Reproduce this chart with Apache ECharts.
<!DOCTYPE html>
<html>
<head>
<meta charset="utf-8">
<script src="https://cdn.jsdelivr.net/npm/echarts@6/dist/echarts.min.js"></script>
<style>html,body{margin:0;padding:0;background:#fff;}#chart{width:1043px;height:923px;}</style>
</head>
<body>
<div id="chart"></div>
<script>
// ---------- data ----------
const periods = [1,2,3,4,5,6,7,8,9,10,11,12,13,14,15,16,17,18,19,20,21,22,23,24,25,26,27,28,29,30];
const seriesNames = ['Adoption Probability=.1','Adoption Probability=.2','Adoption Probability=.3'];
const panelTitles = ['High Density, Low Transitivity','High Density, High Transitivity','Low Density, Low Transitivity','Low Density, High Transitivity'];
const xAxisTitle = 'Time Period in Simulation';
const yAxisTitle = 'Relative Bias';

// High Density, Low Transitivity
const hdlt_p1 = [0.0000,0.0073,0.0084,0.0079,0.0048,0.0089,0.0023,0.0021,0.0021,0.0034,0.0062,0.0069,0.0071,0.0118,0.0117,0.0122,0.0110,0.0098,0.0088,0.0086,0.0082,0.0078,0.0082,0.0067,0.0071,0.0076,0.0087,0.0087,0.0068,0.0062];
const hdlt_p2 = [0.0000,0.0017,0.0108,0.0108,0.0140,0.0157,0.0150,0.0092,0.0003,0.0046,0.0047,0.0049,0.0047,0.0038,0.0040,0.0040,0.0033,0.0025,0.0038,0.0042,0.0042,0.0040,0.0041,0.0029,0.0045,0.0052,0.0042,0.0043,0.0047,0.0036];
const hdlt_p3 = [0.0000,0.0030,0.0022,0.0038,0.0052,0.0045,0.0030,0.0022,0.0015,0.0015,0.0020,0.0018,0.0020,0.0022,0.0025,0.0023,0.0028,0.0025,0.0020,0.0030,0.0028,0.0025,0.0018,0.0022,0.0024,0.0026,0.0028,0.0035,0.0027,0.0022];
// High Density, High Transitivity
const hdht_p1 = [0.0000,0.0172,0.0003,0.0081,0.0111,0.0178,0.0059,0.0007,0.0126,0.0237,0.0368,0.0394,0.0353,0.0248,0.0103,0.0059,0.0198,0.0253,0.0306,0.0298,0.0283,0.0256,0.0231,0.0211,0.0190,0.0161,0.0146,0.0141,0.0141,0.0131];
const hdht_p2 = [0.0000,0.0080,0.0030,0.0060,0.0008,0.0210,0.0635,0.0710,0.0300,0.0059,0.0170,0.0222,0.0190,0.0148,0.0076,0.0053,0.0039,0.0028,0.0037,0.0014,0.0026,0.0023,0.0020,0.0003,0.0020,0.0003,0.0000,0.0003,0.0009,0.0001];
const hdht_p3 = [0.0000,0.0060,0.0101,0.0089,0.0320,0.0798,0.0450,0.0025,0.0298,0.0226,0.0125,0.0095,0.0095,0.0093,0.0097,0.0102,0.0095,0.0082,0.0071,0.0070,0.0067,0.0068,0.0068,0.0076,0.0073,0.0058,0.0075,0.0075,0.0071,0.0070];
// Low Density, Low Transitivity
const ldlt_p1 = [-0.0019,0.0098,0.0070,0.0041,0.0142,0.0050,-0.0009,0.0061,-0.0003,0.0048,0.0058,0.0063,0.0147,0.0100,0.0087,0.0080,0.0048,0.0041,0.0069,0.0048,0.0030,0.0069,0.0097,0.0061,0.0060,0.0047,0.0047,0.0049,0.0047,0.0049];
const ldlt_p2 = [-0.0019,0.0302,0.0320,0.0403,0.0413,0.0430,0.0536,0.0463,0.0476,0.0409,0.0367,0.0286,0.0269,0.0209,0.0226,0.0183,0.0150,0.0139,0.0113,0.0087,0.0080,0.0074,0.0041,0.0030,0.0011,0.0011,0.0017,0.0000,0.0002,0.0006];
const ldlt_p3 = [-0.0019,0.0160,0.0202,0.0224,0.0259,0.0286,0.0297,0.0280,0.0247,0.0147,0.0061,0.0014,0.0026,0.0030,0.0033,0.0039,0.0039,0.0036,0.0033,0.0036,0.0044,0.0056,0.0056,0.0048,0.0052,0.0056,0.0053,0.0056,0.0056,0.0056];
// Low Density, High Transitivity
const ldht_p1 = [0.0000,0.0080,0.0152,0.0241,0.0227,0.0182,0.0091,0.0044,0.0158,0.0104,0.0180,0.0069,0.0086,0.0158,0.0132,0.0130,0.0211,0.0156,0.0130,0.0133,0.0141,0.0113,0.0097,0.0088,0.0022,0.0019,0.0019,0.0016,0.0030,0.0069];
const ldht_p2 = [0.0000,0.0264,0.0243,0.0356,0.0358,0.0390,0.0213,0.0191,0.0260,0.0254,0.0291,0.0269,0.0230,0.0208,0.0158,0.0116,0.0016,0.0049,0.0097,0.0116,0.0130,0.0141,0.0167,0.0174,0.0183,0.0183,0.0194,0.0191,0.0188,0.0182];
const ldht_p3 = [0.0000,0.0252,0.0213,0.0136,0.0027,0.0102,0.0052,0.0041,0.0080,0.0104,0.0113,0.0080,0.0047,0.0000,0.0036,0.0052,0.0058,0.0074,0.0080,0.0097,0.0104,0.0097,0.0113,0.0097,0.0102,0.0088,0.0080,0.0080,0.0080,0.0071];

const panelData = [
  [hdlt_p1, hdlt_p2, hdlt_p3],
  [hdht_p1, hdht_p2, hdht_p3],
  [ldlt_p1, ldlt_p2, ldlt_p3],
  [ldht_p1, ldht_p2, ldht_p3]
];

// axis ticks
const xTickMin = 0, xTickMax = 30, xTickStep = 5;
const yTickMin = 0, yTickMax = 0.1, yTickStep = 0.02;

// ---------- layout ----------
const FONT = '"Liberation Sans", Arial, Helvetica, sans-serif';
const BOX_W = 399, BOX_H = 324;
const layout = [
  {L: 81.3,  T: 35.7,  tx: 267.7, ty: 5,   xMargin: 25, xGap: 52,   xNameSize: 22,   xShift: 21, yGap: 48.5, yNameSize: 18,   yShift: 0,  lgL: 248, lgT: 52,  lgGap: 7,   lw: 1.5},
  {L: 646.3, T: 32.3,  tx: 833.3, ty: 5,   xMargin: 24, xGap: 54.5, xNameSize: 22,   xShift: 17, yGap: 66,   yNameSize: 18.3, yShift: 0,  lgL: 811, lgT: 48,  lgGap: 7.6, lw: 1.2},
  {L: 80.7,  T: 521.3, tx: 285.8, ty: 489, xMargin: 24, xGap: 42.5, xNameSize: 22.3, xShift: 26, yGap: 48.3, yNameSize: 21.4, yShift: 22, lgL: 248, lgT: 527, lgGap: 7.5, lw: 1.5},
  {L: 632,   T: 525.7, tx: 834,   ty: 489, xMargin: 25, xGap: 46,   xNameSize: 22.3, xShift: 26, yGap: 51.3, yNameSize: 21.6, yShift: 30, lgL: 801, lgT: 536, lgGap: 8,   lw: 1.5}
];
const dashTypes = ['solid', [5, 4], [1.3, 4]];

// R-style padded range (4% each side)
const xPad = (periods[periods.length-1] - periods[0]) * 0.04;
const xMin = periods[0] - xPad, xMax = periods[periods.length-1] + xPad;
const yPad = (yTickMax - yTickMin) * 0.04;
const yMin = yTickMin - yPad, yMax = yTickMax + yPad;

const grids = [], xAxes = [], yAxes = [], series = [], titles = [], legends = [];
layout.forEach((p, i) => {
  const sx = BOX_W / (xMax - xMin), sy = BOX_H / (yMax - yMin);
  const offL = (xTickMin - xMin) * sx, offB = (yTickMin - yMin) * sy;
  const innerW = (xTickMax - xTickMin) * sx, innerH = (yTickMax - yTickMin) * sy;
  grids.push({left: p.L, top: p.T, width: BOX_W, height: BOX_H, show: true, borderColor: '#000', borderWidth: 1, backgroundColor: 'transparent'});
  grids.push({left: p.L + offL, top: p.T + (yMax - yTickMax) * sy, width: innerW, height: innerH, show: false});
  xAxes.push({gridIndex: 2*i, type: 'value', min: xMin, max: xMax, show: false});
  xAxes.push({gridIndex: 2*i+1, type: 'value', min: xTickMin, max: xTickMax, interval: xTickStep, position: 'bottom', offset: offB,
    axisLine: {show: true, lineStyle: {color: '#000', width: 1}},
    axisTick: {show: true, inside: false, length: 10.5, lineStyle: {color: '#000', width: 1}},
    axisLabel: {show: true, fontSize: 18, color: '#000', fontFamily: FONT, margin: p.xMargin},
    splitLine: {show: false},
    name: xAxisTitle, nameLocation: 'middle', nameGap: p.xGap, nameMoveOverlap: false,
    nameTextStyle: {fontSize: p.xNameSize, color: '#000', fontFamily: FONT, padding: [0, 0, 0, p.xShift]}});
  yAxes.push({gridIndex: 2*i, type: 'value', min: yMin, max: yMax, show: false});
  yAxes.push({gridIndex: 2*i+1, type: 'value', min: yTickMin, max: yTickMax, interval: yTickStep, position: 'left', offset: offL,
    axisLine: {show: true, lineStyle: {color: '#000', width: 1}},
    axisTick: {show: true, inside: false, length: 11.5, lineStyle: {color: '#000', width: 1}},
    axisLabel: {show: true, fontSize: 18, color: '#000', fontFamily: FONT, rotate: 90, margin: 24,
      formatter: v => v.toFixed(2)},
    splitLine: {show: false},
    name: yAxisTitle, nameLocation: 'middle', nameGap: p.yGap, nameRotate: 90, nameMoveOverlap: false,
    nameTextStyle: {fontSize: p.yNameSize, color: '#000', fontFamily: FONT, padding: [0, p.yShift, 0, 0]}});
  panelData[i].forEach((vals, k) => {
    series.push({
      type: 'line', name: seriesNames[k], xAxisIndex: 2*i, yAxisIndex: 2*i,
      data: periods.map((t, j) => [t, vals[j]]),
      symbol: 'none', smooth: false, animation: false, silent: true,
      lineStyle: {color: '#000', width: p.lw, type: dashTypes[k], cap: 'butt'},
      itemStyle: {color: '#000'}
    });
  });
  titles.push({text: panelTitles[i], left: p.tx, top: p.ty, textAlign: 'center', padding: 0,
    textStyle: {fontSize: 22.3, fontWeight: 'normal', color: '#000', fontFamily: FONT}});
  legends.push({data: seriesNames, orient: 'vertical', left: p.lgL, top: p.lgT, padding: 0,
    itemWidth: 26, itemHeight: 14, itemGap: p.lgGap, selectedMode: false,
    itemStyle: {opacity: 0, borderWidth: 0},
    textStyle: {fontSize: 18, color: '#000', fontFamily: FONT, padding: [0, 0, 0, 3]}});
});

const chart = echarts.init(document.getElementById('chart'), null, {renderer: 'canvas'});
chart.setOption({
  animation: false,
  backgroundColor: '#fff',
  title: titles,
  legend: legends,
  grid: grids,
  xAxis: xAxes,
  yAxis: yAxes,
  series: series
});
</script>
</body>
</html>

= = =

# [Requirement]
Output exactly the leading lines of the data, up to and including the line marked by "const yAxisTitle = 'Relative Bias';".

# [Expected answer]
Reproduce this chart with Apache ECharts.
<!DOCTYPE html>
<html>
<head>
<meta charset="utf-8">
<script src="https://cdn.jsdelivr.net/npm/echarts@6/dist/echarts.min.js"></script>
<style>html,body{margin:0;padding:0;background:#fff;}#chart{width:1043px;height:923px;}</style>
</head>
<body>
<div id="chart"></div>
<script>
// ---------- data ----------
const periods = [1,2,3,4,5,6,7,8,9,10,11,12,13,14,15,16,17,18,19,20,21,22,23,24,25,26,27,28,29,30];
const seriesNames = ['Adoption Probability=.1','Adoption Probability=.2','Adoption Probability=.3'];
const panelTitles = ['High Density, Low Transitivity','High Density, High Transitivity','Low Density, Low Transitivity','Low Density, High Transitivity'];
const xAxisTitle = 'Time Period in Simulation';
const yAxisTitle = 'Relative Bias';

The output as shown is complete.